4月の法話集 ~お前がいるから幸せなんだ~


"順固で無口"という人がいるものですが、S君のお父さんもそれは頑固で無口です。高校一年生になるS君の一番の悩みの種が、お父さんの頑固さと無口だそうです。S君のお父さんは農業をやっています。専業農家ですけれど、それほど大きいわけではありません。朝四時には起きて田畑に立ち、夜九時にはテレビも見ないで寝てしまう。その時刻は三百六十五日変わりません。太陽の光で起きて、太陽の光が消えたら眠る。これが自然であり、人間の体に一番合っているからだというのが理由です。
S君は幼稚園、小学校、中学校と進んできたわけですが、今日の今日まで父親参観日はおろか、運動会、発表会などにお父さんが顔を出したことは一度もあり ません。すべてお母さんまかせでした。無農薬で栽培している野菜畑のことで頭がいっぱいになっていて、子どもの教育などには気が回らないらしいと、お母さ んがいつも愚痴をこぼします。食事のとき、茶碗や箸を持つお父さんの手は真っ黒です。それを見てS君はときおり考え込むのでした。
"お父さんて幸せなんだろうか。何か幸せなことがあるんだろうか……"いつか、お父さんに聞いてみようとS君は思っていました。

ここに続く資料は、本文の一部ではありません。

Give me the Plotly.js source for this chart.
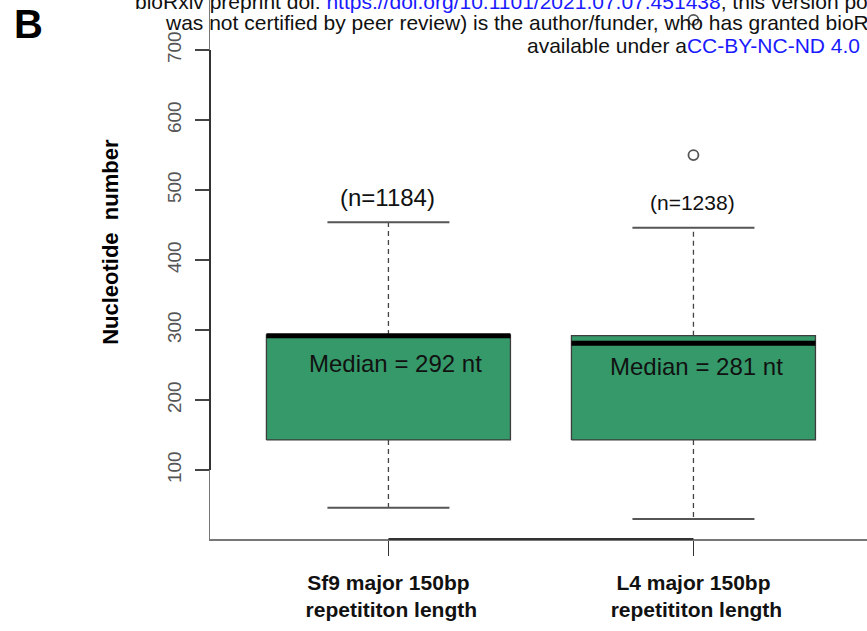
<!DOCTYPE html>
<html>
<head>
<meta charset="utf-8">
<script src="https://cdn.plot.ly/plotly-3.0.1.min.js"></script>
<style>
  html, body { margin: 0; padding: 0; background: #fff; }
  #chart { width: 867px; height: 631px; }
</style>
</head>
<body>
<div id="chart"></div>
<script>
// Repetition-length groups and their box-plot summaries (nt)
const groupLines = [
  ['Sf9 major 150bp', ' repetititon length'],
  ['L4 major 150bp', ' repetititon length']
];
const counts = [1184, 1238];
const lowerWhisker = [46, 30];
const q1 = [143, 143];
const median = [292, 281];
const q3 = [293, 292];
const upperWhisker = [454, 446];
const outliers = [[], [550, 743]];
const yTicks = [100, 200, 300, 400, 500, 600, 700];

const BOX_FILL = '#35996a';
const BOX_EDGE = '#3d3d3d';
const FONT = 'Liberation Sans, Arial, sans-serif';
const boxHalf = 0.4;
const capHalf = 0.2;

const xs = groupLines.map((_, i) => i + 1);
const traces = [];

xs.forEach((c, i) => {
  // dashed whiskers
  traces.push({
    type: 'scatter', mode: 'lines', hoverinfo: 'skip', showlegend: false,
    x: [c, c, null, c, c],
    y: [q3[i], upperWhisker[i], null, q1[i], lowerWhisker[i]],
    line: { color: '#444', width: 1.3, dash: '5px,4px' }
  });
  // whisker caps
  traces.push({
    type: 'scatter', mode: 'lines', hoverinfo: 'skip', showlegend: false,
    x: [c - capHalf, c + capHalf, null, c - capHalf, c + capHalf],
    y: [upperWhisker[i], upperWhisker[i], null, lowerWhisker[i], lowerWhisker[i]],
    line: { color: '#555', width: 2 }
  });
  // interquartile box
  traces.push({
    type: 'scatter', mode: 'lines', showlegend: false,
    x: [c - boxHalf, c + boxHalf, c + boxHalf, c - boxHalf, c - boxHalf],
    y: [q1[i], q1[i], q3[i], q3[i], q1[i]],
    fill: 'toself', fillcolor: BOX_FILL,
    line: { color: BOX_EDGE, width: 1.3 }
  });
  // median bar
  traces.push({
    type: 'scatter', mode: 'lines', showlegend: false,
    x: [c - boxHalf, c + boxHalf],
    y: [median[i], median[i]],
    line: { color: '#000', width: 5 }
  });
  // outlying points
  if (outliers[i].length) {
    traces.push({
      type: 'scatter', mode: 'markers', showlegend: false,
      x: outliers[i].map(() => c),
      y: outliers[i],
      marker: { symbol: 'circle-open', size: 10, color: '#555', line: { width: 1.8 } },
      cliponaxis: false
    });
  }
});

const annotations = [];
// sample sizes above each box
const nSize = [24, 21];
xs.forEach((c, i) => {
  annotations.push({
    x: c, y: upperWhisker[i], xref: 'x', yref: 'y',
    text: '(n=' + counts[i] + ')', showarrow: false,
    yanchor: 'bottom', yshift: [9, 12][i], xshift: -1,
    font: { family: FONT, size: nSize[i], color: '#111' }
  });
  annotations.push({
    x: c, y: median[i], xref: 'x', yref: 'y',
    text: 'Median = ' + median[i] + ' nt', showarrow: false,
    yanchor: 'top', yshift: [-12, -8][i], xshift: [7, 3][i],
    font: { family: FONT, size: 24, color: '#111' }
  });
});

// y-axis title
annotations.push({
  xref: 'paper', yref: 'paper', x: -0.1516, y: 0.552,
  xanchor: 'center', yanchor: 'middle', textangle: -90,
  text: 'Nucleotide  number', showarrow: false,
  font: { family: FONT, size: 22, color: '#000', weight: 'bold' }
});

// panel letter
annotations.push({
  xref: 'paper', yref: 'paper', x: -0.277, y: 0.955,
  xanchor: 'center', yanchor: 'middle',
  text: 'B', showarrow: false,
  font: { family: FONT, size: 40, color: '#000', weight: 'bold' }
});

// preprint header lines
const headerFont = { family: FONT, size: 21, color: '#111' };
const LINK = '#1a1aff';
const header = [
  { px: 133, py: 1, text: 'bioRxiv preprint doi: <span style="color:' + LINK + '">https://doi.org/10.1101/2021.07.07.451438</span>; this version posted July 8, 2021. The copyright holder' },
  { px: 163, py: 23, text: 'was not certified by peer review) is the author/funder, who has granted bioRxiv a license to display' },
  { px: 525, py: 45, text: 'available under a<span style="color:' + LINK + '">CC-BY-NC-ND 4.0 International license</span>.' }
];
header.forEach(h => {
  annotations.push({
    xref: 'paper', yref: 'paper',
    x: (h.px - 210) / 657, y: 1 - h.py / 539,
    xanchor: 'left', yanchor: 'middle',
    text: h.text, showarrow: false, font: headerFont
  });
});

const shapes = [
  // darker axis segment spanning the tick range on y
  { type: 'line', xref: 'paper', yref: 'y', x0: 0, x1: 0,
    y0: yTicks[0], y1: yTicks[yTicks.length - 1],
    line: { color: '#333', width: 2 } },
  // darker axis segment between the group ticks on x
  { type: 'line', xref: 'x', yref: 'paper', x0: xs[0], x1: xs[xs.length - 1],
    y0: 0, y1: 0, line: { color: '#333', width: 2 } }
];

const layout = {
  width: 867, height: 631,
  margin: { l: 210, r: 0, t: 0, b: 92 },
  paper_bgcolor: '#fff', plot_bgcolor: '#fff',
  showlegend: false,
  font: { family: FONT },
  xaxis: {
    range: [0.415, 2.569],
    tickvals: xs,
    ticktext: groupLines.map(l => l.join('<br>')),
    ticks: 'outside', ticklen: 15, tickwidth: 1.3, tickcolor: '#333',
    showline: true, linecolor: '#777', linewidth: 1.5,
    showgrid: false, zeroline: false,
    ticklabelstandoff: 9,
    tickfont: { family: FONT, size: 21, color: '#111', weight: 'bold' }
  },
  yaxis: {
    range: [1.5, 771.5],
    tickvals: yTicks,
    tickangle: -90,
    ticks: 'outside', ticklen: 14, tickwidth: 1.3, tickcolor: '#444',
    showline: true, linecolor: '#777', linewidth: 1.5,
    showgrid: false, zeroline: false,
    ticklabelstandoff: 6,
    tickfont: { family: FONT, size: 19, color: '#555' }
  },
  annotations: annotations,
  shapes: shapes
};

Plotly.newPlot('chart', traces, layout, { staticPlot: true, displayModeBar: false });
</script>
</body>
</html>
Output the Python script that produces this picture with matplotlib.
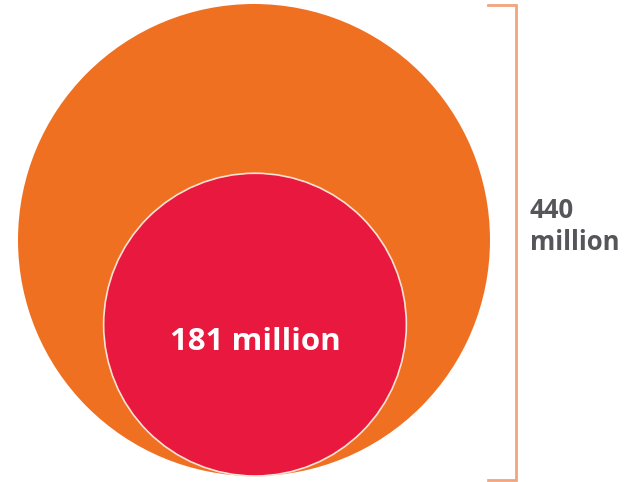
import numpy as np
import matplotlib.pyplot as plt
from matplotlib.patches import Circle

# values in millions
labels = ["440\nmillion", "181 million"]
values = [440, 181]
colors = ["#F07022", "#E8183F"]

fig = plt.figure(figsize=(6.24, 4.82), dpi=100)
ax = fig.add_axes([0, 0, 1, 1])
ax.set_xlim(0, 624)
ax.set_ylim(482, 0)
ax.set_aspect("equal")
ax.axis("off")

# radius ~ sqrt(value), circles sit on the same baseline
scale = 236 / np.sqrt(values[0])
base = 476
cx = 254
radii = [scale * np.sqrt(v) for v in values]

ax.add_patch(Circle((cx, base - radii[0]), radii[0], facecolor=colors[0], edgecolor="none"))
ax.add_patch(Circle((cx + 1, base - radii[1]), radii[1], facecolor=colors[1],
                    edgecolor="#FBE3D6", linewidth=1.2))

ax.text(cx + 1, 350, labels[1], color="white", fontsize=22.5,
        fontweight="bold", ha="center", va="baseline", family="Open Sans")

# bracket for outer value
top = base - 2 * radii[0] + 1
bx = 516
ax.plot([488, bx, bx, 488], [top, top, base + 4, base + 4], color="#F2A47C", lw=2,
        solid_joinstyle="miter")
for line, y in zip(labels[0].split("\n"), [218, 250]):
    ax.text(530, y, line, color="#55555A", fontsize=18.5, fontweight="bold",
            ha="left", va="baseline", family="Open Sans")

fig.savefig("out.png", dpi=100)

それはS君の高校入学試験の発表があった日のことです。"見事合格"を知らせたくてお父さんを探すと、だれもいない冬の田んぼにその姿がありました。
「合格したよ。」
とのS君の声に、お父さんはただうなずくだけです。このときばかりとS君はいいました。
「お父さんって幸せなの?」
またお父さんはうなずくだけです。
「なぜ幸せなの、教えて! ねえお父さん!」
しばらくしてお父さんの静かな声がありました。
「お前がいるから幸せなんだ。」
お父さんのこのひと言、千金の重みがありますね。